2) When the price level rises less than expected, a firm with a sticky price will sell its output at a price that is
A. more than the firm desires and decrease its production.
B. less than the firm desires and increase its production.
C. less than the firm desires and decrease its production.
D. more than the firm desires and increase its production.
3) If the government institutes an investment tax credit and decreases income taxes,
A. real GDP and the price level fall.
B. real GDP falls, and the price level could rise, fall, or stay the same.
C. real GDP and the price level rise.
D. real GDP rises, and the price level could rise, fall, or stay the same.
4) Which of the following macroeconomic variables is a small part of real GDP, yet accounts for a large share of the fluctuation in real GDP?
A. auto sales
B. investment
C. consumer spending
D. unemployment
5) In the model of aggregate demand and aggregate supply, the GDP deflator measures the
A. price of oil.
B. amount of real output.
C. average price level.
D. nominal interest rate.
6) Most macroeconomic variables that measure some type of income, spending, or production fluctuate very separately from each other.
A) True B) False
Question 1
US net exports will rise when either exports increase or imports decrease or there is combination of two.
The depreciation of currency results in an increase in exports and decrease in imports.
So,
When US net exports rise, which increases the aggregate quantity of goods and services demanded, the dollar must have depreciated.
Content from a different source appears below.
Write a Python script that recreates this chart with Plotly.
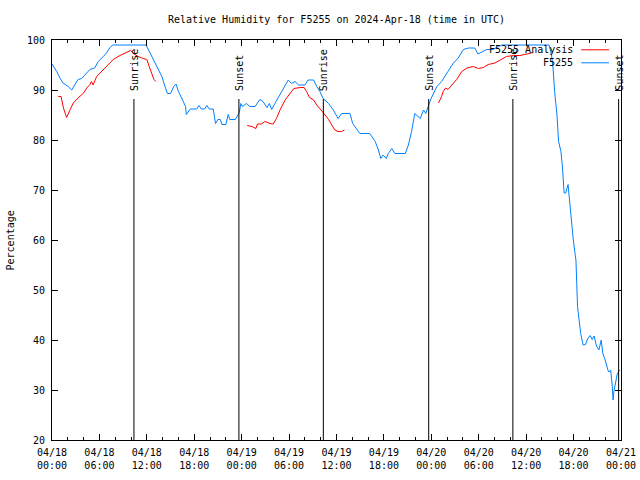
import pandas as pd
import plotly.graph_objects as go

BASE = pd.Timestamp("2024-04-18 00:00")

# Observed relative humidity, F5255 (hours since 04/18 00:00 UTC, percent)
obs_hours = [0.0, 0.6, 1.0, 1.4, 2.05, 2.5, 2.9, 3.3, 3.75, 4.2, 4.8, 5.4, 5.85, 6.5, 6.9, 7.3, 7.65,
             11.9, 12.2, 12.6, 13.0, 13.45, 13.9, 14.3, 14.6, 15.0, 15.4, 15.7, 16.0, 16.4, 16.9, 17.0,
             17.5, 18.3, 18.6, 18.9, 19.3, 19.6, 19.9, 20.4, 20.7, 21.0, 21.3, 21.5, 22.0, 22.3, 22.5,
             23.2, 23.7, 23.9, 24.1, 24.6, 25.05, 25.7, 26.1, 26.3, 26.7, 27.2, 27.5, 27.8, 28.2, 28.85,
             29.5, 29.9, 30.3, 30.75, 31.2, 32.0, 32.4, 33.1, 33.5, 33.9, 34.3, 35.0, 35.6, 36.2, 36.65,
             37.7, 38.05, 38.55, 38.95, 40.2, 40.6, 40.9, 41.3, 41.6, 41.9, 42.3, 42.55, 43.0, 43.4,
             44.7, 45.1, 45.5, 45.9, 46.6, 47.0, 47.3, 47.6, 48.0, 48.7, 49.3, 50.1, 50.8, 51.4, 52.05,
             52.7, 53.5, 53.9, 54.6, 55.0, 55.8, 56.9, 62.9, 63.2, 63.4, 63.6, 63.9, 64.1, 64.4, 64.6,
             64.8, 65.0, 65.3, 65.5, 65.75, 65.95, 66.2, 66.3, 66.4, 66.5, 66.7, 66.9, 67.2, 67.5, 67.8,
             68.1, 68.35, 68.6, 68.9, 69.2, 69.5, 69.7, 70.0, 70.4, 70.6, 70.7, 70.9, 71.0, 71.1, 71.3,
             71.5, 71.7, 71.9]
obs_values = [95.2, 93.7, 92.4, 91.4, 90.7, 90.0, 91.1, 92.1, 92.3, 93.1, 94.1, 94.4, 95.7, 96.7, 97.4, 98.4, 99.0,
              99.0, 98.1, 96.7, 95.4, 94.1, 92.7, 90.7, 89.3, 89.3, 90.7, 91.2, 89.7, 88.4, 86.7, 85.1,
              86.2, 86.2, 86.9, 86.2, 86.2, 86.9, 86.2, 86.2, 83.3, 84.1, 84.1, 83.1, 83.1, 85.1, 84.1,
              84.1, 85.5, 87.3, 86.7, 87.3, 86.7, 86.7, 87.7, 88.1, 87.7, 86.5, 87.3, 86.1, 87.3, 89.0,
              90.7, 92.0, 91.3, 91.7, 91.0, 91.0, 92.0, 92.0, 90.7, 89.7, 88.3, 87.3, 86.0, 84.3, 85.3,
              85.3, 83.3, 82.3, 81.3, 81.3, 80.3, 79.7, 78.0, 76.3, 77.0, 76.3, 77.3, 78.3, 77.3,
              77.3, 79.0, 81.7, 85.3, 84.3, 86.0, 85.3, 86.7, 88.4, 90.7, 91.7, 93.7, 95.4, 96.4, 98.1,
              98.4, 98.4, 97.2, 97.7, 98.1, 98.1, 99.0, 99.0, 97.1, 94.4, 89.7, 85.0, 79.7, 77.7, 74.4,
              69.4, 69.4, 71.1, 67.7, 62.4, 60.2, 57.1, 56.0, 51.3, 46.7, 44.0, 41.3, 39.0, 39.1, 40.3,
              40.9, 40.1, 40.8, 38.8, 38.0, 40.0, 37.3, 36.0, 33.7, 33.7, 34.0, 30.7, 28.0, 29.7, 31.3,
              33.0, 33.8, 34.0]

# Analysis relative humidity, F5255 Analysis (None = gap)
ana_hours = [0.8, 1.15, 1.45, 1.85, 2.3, 2.7, 3.3, 4.0, 4.4, 4.8, 5.0, 5.2, 5.65, 6.3, 6.9, 7.75, 8.6, 9.2,
             9.95, 10.4, 10.9, 11.55, 12.0, 12.3, 12.6, 12.9, 13.15, 13.2,
             24.7, 25.3, 25.8, 26.0, 26.5, 26.95, 27.6, 28.0, 28.4, 28.85, 29.5, 30.1, 30.6, 31.4, 31.9,
             32.2, 32.6, 33.1, 33.5, 34.3, 35.0, 35.4, 35.8, 36.2, 36.65, 37.0, 37.1,
             48.9, 49.3, 49.5, 49.8, 50.1, 50.6, 51.2, 51.85, 52.5, 53.3, 53.95, 54.6, 55.2, 56.05, 56.9,
             57.5, 58.4, 59.2, 60.1, 60.9]
ana_values = [88.7, 88.7, 86.4, 84.5, 86.1, 87.4, 88.4, 89.4, 90.4, 91.1, 91.7, 91.0, 92.7, 93.7, 94.7, 96.1, 96.9, 97.4,
              97.9, 97.2, 96.7, 96.3, 96.1, 94.7, 93.4, 92.1, 91.7, None,
              82.9, 82.7, 82.3, 83.2, 83.2, 83.7, 83.3, 83.2, 84.3, 86.0, 88.0, 89.3, 90.3, 90.5, 90.5,
              89.7, 88.5, 88.0, 87.0, 85.5, 84.1, 83.0, 82.0, 81.7, 81.7, 82.0, None,
              87.4, 88.7, 89.7, 90.4, 90.1, 91.1, 92.1, 93.7, 94.4, 94.7, 94.3, 94.5, 95.1, 95.4, 96.1,
              96.7, 96.9, 96.9, 97.2, 97.5]

# Sun events (UTC)
sun_times = ["2024-04-18 10:22", "2024-04-18 23:39", "2024-04-19 10:20",
             "2024-04-19 23:40", "2024-04-20 10:19", "2024-04-20 23:42"]
sun_labels = ["Sunrise", "Sunset", "Sunrise", "Sunset", "Sunrise", "Sunset"]

series_names = ["F5255 Analysis", "F5255"]
series_colors = ["#ff0000", "#0080ff"]

FONT = "DejaVu Sans Mono"

obs_t = [BASE + pd.Timedelta(hours=h) for h in obs_hours]
ana_t = [BASE + pd.Timedelta(hours=h) for h in ana_hours]

fig = go.Figure()
fig.add_trace(go.Scatter(x=ana_t, y=ana_values, mode="lines", name=series_names[0],
                         line=dict(color=series_colors[0], width=1), connectgaps=False))
fig.add_trace(go.Scatter(x=obs_t, y=obs_values, mode="lines", name=series_names[1],
                         line=dict(color=series_colors[1], width=1)))

# Sunrise / sunset markers
for t, lab in zip(sun_times, sun_labels):
    fig.add_shape(type="line", xref="x", yref="y", x0=t, x1=t, y0=20, y1=88.2,
                  line=dict(color="black", width=1))
    fig.add_annotation(x=t, y=89.4, xref="x", yref="y", text=lab, showarrow=False,
                       textangle=-90, xanchor="center", yanchor="bottom",
                       font=dict(family=FONT, size=10, color="black"))

# Legend (gnuplot style: text left, sample right)
leg_y = [0.9755, 0.943]
for name, col, yy in zip(series_names, series_colors, leg_y):
    fig.add_annotation(x=0.919, y=yy, xref="paper", yref="paper", text=name, showarrow=False,
                       xanchor="right", yanchor="middle",
                       font=dict(family=FONT, size=10, color="black"))
    fig.add_shape(type="line", xref="paper", yref="paper", x0=0.930, x1=0.979, y0=yy, y1=yy,
                  line=dict(color=col, width=1))

# Y axis label
fig.add_annotation(x=-0.073, y=0.5, xref="paper", yref="paper", text="Percentage",
                   showarrow=False, textangle=-90, xanchor="center", yanchor="middle",
                   font=dict(family=FONT, size=10, color="black"))

fig.update_layout(
    width=640, height=480,
    margin=dict(l=52, r=19, t=40, b=40, autoexpand=False),
    paper_bgcolor="white", plot_bgcolor="white",
    showlegend=False,
    font=dict(family=FONT, size=10, color="black"),
    title=dict(text="Relative Humidity for F5255 on 2024-Apr-18 (time in UTC)",
               x=0.5, xref="paper", xanchor="center", y=1 - 19 / 480, yanchor="middle",
               font=dict(family=FONT, size=10, color="black")),
)
fig.update_xaxes(
    type="date", range=["2024-04-18 00:00", "2024-04-21 00:00"],
    dtick=6 * 3600 * 1000, tick0="2024-04-18 00:00", tickformat="%m/%d<br>%H:%M",
    showgrid=False, zeroline=False, showline=True, linecolor="black", linewidth=1,
    mirror="ticks", ticks="inside", ticklen=6, tickcolor="black", automargin=False,
    ticklabelstandoff=3,
    minor=dict(dtick=2 * 3600 * 1000, tick0="2024-04-18 00:00", ticks="inside", ticklen=3,
               tickcolor="black", showgrid=False),
    tickfont=dict(family=FONT, size=10, color="black"),
)
fig.update_yaxes(
    range=[20, 100], dtick=10, tick0=20, automargin=False,
    showgrid=False, zeroline=False, showline=True, linecolor="black", linewidth=1,
    mirror="ticks", ticks="inside", ticklen=6, tickcolor="black",
    ticklabelstandoff=4,
    tickfont=dict(family=FONT, size=10, color="black"),
)

fig.write_html("out.html")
Hence, the correct answer is the option (C).
Question 2
When the price level rises less than expected then firm with sticky price will sell its output at price more than the firm desires.
This will enhance the profit of firms and would induce them to increase production.
Hence, the correct answer is the option (D).
Question 3
Investment tax credit and decrease in income taxes will boost investment and consumption spending.
This, in turn, will boost aggregate demand.
Given the aggregate supply, this increase in aggregate demand will lead to increase in real GDP and price level.
Hence, the correct answer is the option (C).